Aim
Can you print the data exactly and leave out each image?

##########

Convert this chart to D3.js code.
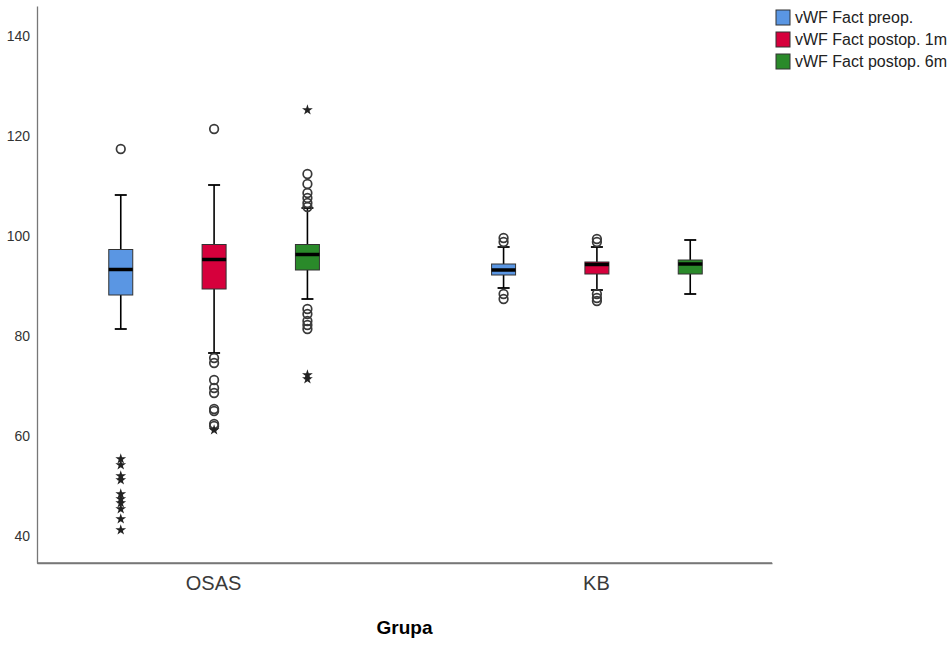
<!DOCTYPE html>
<html>
<head>
<meta charset="utf-8">
<script src="https://cdn.jsdelivr.net/npm/d3@7"></script>
<style>
  body { margin: 0; background: #fff; }
  svg { display: block; font-family: "Liberation Sans", Arial, sans-serif; }
</style>
</head>
<body>
<svg id="chart"></svg>
<script>
// categories
const groups = ["OSAS", "KB"];
const series = ["vWF Fact preop.", "vWF Fact postop. 1m", "vWF Fact postop. 6m"];
const colors = ["#5a96e3", "#d6003c", "#2a8a2a"];
const yTicks = [40, 60, 80, 100, 120, 140];

// [lower whisker, q1, median, q3, upper whisker] per series
const osasStats = [
    [81.4, 88.2, 93.3, 97.3, 108.2],
    [76.6, 89.4, 95.3, 98.3, 110.2],
    [87.4, 93.2, 96.3, 98.3, 105.6]
];
const kbStats = [
    [89.6, 92.2, 93.2, 94.4, 97.8],
    [89.2, 92.4, 94.3, 94.8, 97.8],
    [88.4, 92.4, 94.4, 95.2, 99.2]
];

// outliers (circles) and extremes (stars)
const osasOutliers = [
    [117.4],
    [121.4, 75.6, 74.6, 71.2, 69.6, 68.6, 65.4, 65.0, 62.4, 62.0],
    [112.4, 110.4, 108.6, 107.6, 106.6, 105.8, 85.4, 84.4, 83.0, 82.2, 81.4]
];
const osasExtremes = [
    [55.4, 54.2, 52.0, 51.2, 48.4, 47.4, 46.6, 45.4, 43.4, 41.2],
    [61.2],
    [125.2, 72.2, 71.4]
];
const kbOutliers = [
    [99.6, 98.8, 88.4, 87.4],
    [99.4, 98.8, 88.4, 87.6, 87.0],
    []
];
const kbExtremes = [[], [], []];

const statsByGroup = { OSAS: osasStats, KB: kbStats };
const outByGroup = { OSAS: osasOutliers, KB: kbOutliers };
const extByGroup = { OSAS: osasExtremes, KB: kbExtremes };

const width = 952, height = 645;
const margin = { top: 6, right: 180, bottom: 82, left: 37 };

const svg = d3.select("#chart")
    .attr("width", width)
    .attr("height", height);

const scaleY = d3.scaleLinear()
    .domain([34.6, 146])
    .range([height - margin.bottom, margin.top]);

const scaleX = d3.scalePoint()
    .domain(groups)
    .range([margin.left, width - margin.right])
    .padding(0.46);

const scaleS = d3.scaleBand()
    .domain(series)
    .range([-140, 140]);

const boxW = 24, capW = 12;

// axes
const yAxis = g => g.attr("transform", `translate(${margin.left},0)`)
    .call(d3.axisLeft(scaleY).tickValues(yTicks).tickSize(0).tickPadding(7))
    .call(g => g.select(".domain").attr("stroke", "#777").attr("stroke-width", 1.3))
    .call(g => g.selectAll("text").attr("fill", "#333").style("font-size", "14px"));

const xAxis = g => g.attr("transform", `translate(0,${height - margin.bottom})`)
    .call(d3.axisBottom(scaleX).tickSize(0).tickPadding(13))
    .call(g => g.select(".domain").attr("stroke", "#777").attr("stroke-width", 1.3))
    .call(g => g.selectAll("text").attr("fill", "#3a3a3a").style("font-size", "20px"));

svg.append("g").call(yAxis);
svg.append("g").call(xAxis);
// extend x domain line over the full plot width
svg.append("line")
    .attr("x1", margin.left).attr("x2", width - margin.right)
    .attr("y1", height - margin.bottom).attr("y2", height - margin.bottom)
    .attr("stroke", "#777").attr("stroke-width", 1.3);

svg.append("text")
    .attr("x", (margin.left + width - margin.right) / 2)
    .attr("y", 634)
    .attr("text-anchor", "middle")
    .style("font-size", "19px")
    .style("font-weight", "bold")
    .text("Grupa");

// boxes
const graph = svg.append("g");
groups.forEach(grp => {
    series.forEach((s, i) => {
        const cx = scaleX(grp) + scaleS(s) + scaleS.bandwidth() / 2 + 1;
        const [lo, q1, med, q3, hi] = statsByGroup[grp][i];
        const g = graph.append("g");

        // whisker
        g.append("line")
            .attr("x1", cx).attr("x2", cx)
            .attr("y1", scaleY(lo)).attr("y2", scaleY(hi))
            .attr("stroke", "#000").attr("stroke-width", 1.6);
        [lo, hi].forEach(v => {
            g.append("line")
                .attr("x1", cx - capW / 2).attr("x2", cx + capW / 2)
                .attr("y1", scaleY(v)).attr("y2", scaleY(v))
                .attr("stroke", "#000").attr("stroke-width", 1.8);
        });

        g.append("rect")
            .attr("x", cx - boxW / 2)
            .attr("y", scaleY(q3))
            .attr("width", boxW)
            .attr("height", scaleY(q1) - scaleY(q3))
            .attr("fill", colors[i])
            .attr("stroke", "#333")
            .attr("stroke-width", 1);

        g.append("line")
            .attr("x1", cx - boxW / 2).attr("x2", cx + boxW / 2)
            .attr("y1", scaleY(med)).attr("y2", scaleY(med))
            .attr("stroke", "#000").attr("stroke-width", 3.5);

        g.selectAll(".outlier")
            .data(outByGroup[grp][i])
            .join("circle")
            .attr("class", "outlier")
            .attr("cx", cx)
            .attr("cy", d => scaleY(d))
            .attr("r", 4.3)
            .attr("fill", "none")
            .attr("stroke", "#3a3a3a")
            .attr("stroke-width", 1.7);

        g.selectAll(".extreme")
            .data(extByGroup[grp][i])
            .join("path")
            .attr("class", "extreme")
            .attr("d", d3.symbol(d3.symbolStar, 36))
            .attr("transform", d => `translate(${cx},${scaleY(d)})`)
            .attr("fill", "#222");
    });
});

// legend
const legend = svg.append("g").attr("transform", "translate(776,10)");
series.forEach((s, i) => {
    const row = legend.append("g").attr("transform", `translate(0,${i * 22})`);
    row.append("rect")
        .attr("width", 14).attr("height", 15)
        .attr("fill", colors[i])
        .attr("stroke", "#333").attr("stroke-width", 1);
    row.append("text")
        .attr("x", 19).attr("y", 13)
        .attr("fill", "#222")
        .style("font-size", "16px")
        .text(s);
});
</script>
</body>
</html>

##########

Expected output
Convert this chart to D3.js code.
<!DOCTYPE html>
<html>
<head>
<meta charset="utf-8">
<script src="https://cdn.jsdelivr.net/npm/d3@7"></script>
<style>
  body { margin: 0; background: #fff; }
  svg { display: block; font-family: "Liberation Sans", Arial, sans-serif; }
</style>
</head>
<body>
<svg id="chart"></svg>
<script>
// categories
const groups = ["OSAS", "KB"];
const series = ["vWF Fact preop.", "vWF Fact postop. 1m", "vWF Fact postop. 6m"];
const colors = ["#5a96e3", "#d6003c", "#2a8a2a"];
const yTicks = [40, 60, 80, 100, 120, 140];

// [lower whisker, q1, median, q3, upper whisker] per series
const osasStats = [
    [81.4, 88.2, 93.3, 97.3, 108.2],
    [76.6, 89.4, 95.3, 98.3, 110.2],
    [87.4, 93.2, 96.3, 98.3, 105.6]
];
const kbStats = [
    [89.6, 92.2, 93.2, 94.4, 97.8],
    [89.2, 92.4, 94.3, 94.8, 97.8],
    [88.4, 92.4, 94.4, 95.2, 99.2]
];

// outliers (circles) and extremes (stars)
const osasOutliers = [
    [117.4],
    [121.4, 75.6, 74.6, 71.2, 69.6, 68.6, 65.4, 65.0, 62.4, 62.0],
    [112.4, 110.4, 108.6, 107.6, 106.6, 105.8, 85.4, 84.4, 83.0, 82.2, 81.4]
];
const osasExtremes = [
    [55.4, 54.2, 52.0, 51.2, 48.4, 47.4, 46.6, 45.4, 43.4, 41.2],
    [61.2],
    [125.2, 72.2, 71.4]
];
const kbOutliers = [
    [99.6, 98.8, 88.4, 87.4],
    [99.4, 98.8, 88.4, 87.6, 87.0],
    []
];
const kbExtremes = [[], [], []];

const statsByGroup = { OSAS: osasStats, KB: kbStats };
const outByGroup = { OSAS: osasOutliers, KB: kbOutliers };
const extByGroup = { OSAS: osasExtremes, KB: kbExtremes };

const width = 952, height = 645;
const margin = { top: 6, right: 180, bottom: 82, left: 37 };

const svg = d3.select("#chart")
    .attr("width", width)
    .attr("height", height);

const scaleY = d3.scaleLinear()
    .domain([34.6, 146])
    .range([height - margin.bottom, margin.top]);

const scaleX = d3.scalePoint()
    .domain(groups)
    .range([margin.left, width - margin.right])
    .padding(0.46);

const scaleS = d3.scaleBand()
    .domain(series)
    .range([-140, 140]);

const boxW = 24, capW = 12;

// axes
const yAxis = g => g.attr("transform", `translate(${margin.left},0)`)
    .call(d3.axisLeft(scaleY).tickValues(yTicks).tickSize(0).tickPadding(7))
    .call(g => g.select(".domain").attr("stroke", "#777").attr("stroke-width", 1.3))
    .call(g => g.selectAll("text").attr("fill", "#333").style("font-size", "14px"));

const xAxis = g => g.attr("transform", `translate(0,${height - margin.bottom})`)
    .call(d3.axisBottom(scaleX).tickSize(0).tickPadding(13))
    .call(g => g.select(".domain").attr("stroke", "#777").attr("stroke-width", 1.3))
    .call(g => g.selectAll("text").attr("fill", "#3a3a3a").style("font-size", "20px"));

svg.append("g").call(yAxis);
svg.append("g").call(xAxis);
// extend x domain line over the full plot width
svg.append("line")
    .attr("x1", margin.left).attr("x2", width - margin.right)
    .attr("y1", height - margin.bottom).attr("y2", height - margin.bottom)
    .attr("stroke", "#777").attr("stroke-width", 1.3);

svg.append("text")
    .attr("x", (margin.left + width - margin.right) / 2)
    .attr("y", 634)
    .attr("text-anchor", "middle")
    .style("font-size", "19px")
    .style("font-weight", "bold")
    .text("Grupa");

// boxes
const graph = svg.append("g");
groups.forEach(grp => {
    series.forEach((s, i) => {
        const cx = scaleX(grp) + scaleS(s) + scaleS.bandwidth() / 2 + 1;
        const [lo, q1, med, q3, hi] = statsByGroup[grp][i];
        const g = graph.append("g");

        // whisker
        g.append("line")
            .attr("x1", cx).attr("x2", cx)
            .attr("y1", scaleY(lo)).attr("y2", scaleY(hi))
            .attr("stroke", "#000").attr("stroke-width", 1.6);
        [lo, hi].forEach(v => {
            g.append("line")
                .attr("x1", cx - capW / 2).attr("x2", cx + capW / 2)
                .attr("y1", scaleY(v)).attr("y2", scaleY(v))
                .attr("stroke", "#000").attr("stroke-width", 1.8);
        });

        g.append("rect")
            .attr("x", cx - boxW / 2)
            .attr("y", scaleY(q3))
            .attr("width", boxW)
            .attr("height", scaleY(q1) - scaleY(q3))
            .attr("fill", colors[i])
            .attr("stroke", "#333")
            .attr("stroke-width", 1);

        g.append("line")
            .attr("x1", cx - boxW / 2).attr("x2", cx + boxW / 2)
            .attr("y1", scaleY(med)).attr("y2", scaleY(med))
            .attr("stroke", "#000").attr("stroke-width", 3.5);

        g.selectAll(".outlier")
            .data(outByGroup[grp][i])
            .join("circle")
            .attr("class", "outlier")
            .attr("cx", cx)
            .attr("cy", d => scaleY(d))
            .attr("r", 4.3)
            .attr("fill", "none")
            .attr("stroke", "#3a3a3a")
            .attr("stroke-width", 1.7);

        g.selectAll(".extreme")
            .data(extByGroup[grp][i])
            .join("path")
            .attr("class", "extreme")
            .attr("d", d3.symbol(d3.symbolStar, 36))
            .attr("transform", d => `translate(${cx},${scaleY(d)})`)
            .attr("fill", "#222");
    });
});

// legend
const legend = svg.append("g").attr("transform", "translate(776,10)");
series.forEach((s, i) => {
    const row = legend.append("g").attr("transform", `translate(0,${i * 22})`);
    row.append("rect")
        .attr("width", 14).attr("height", 15)
        .attr("fill", colors[i])
        .attr("stroke", "#333").attr("stroke-width", 1);
    row.append("text")
        .attr("x", 19).attr("y", 13)
        .attr("fill", "#222")
        .style("font-size", "16px")
        .text(s);
});
</script>
</body>
</html>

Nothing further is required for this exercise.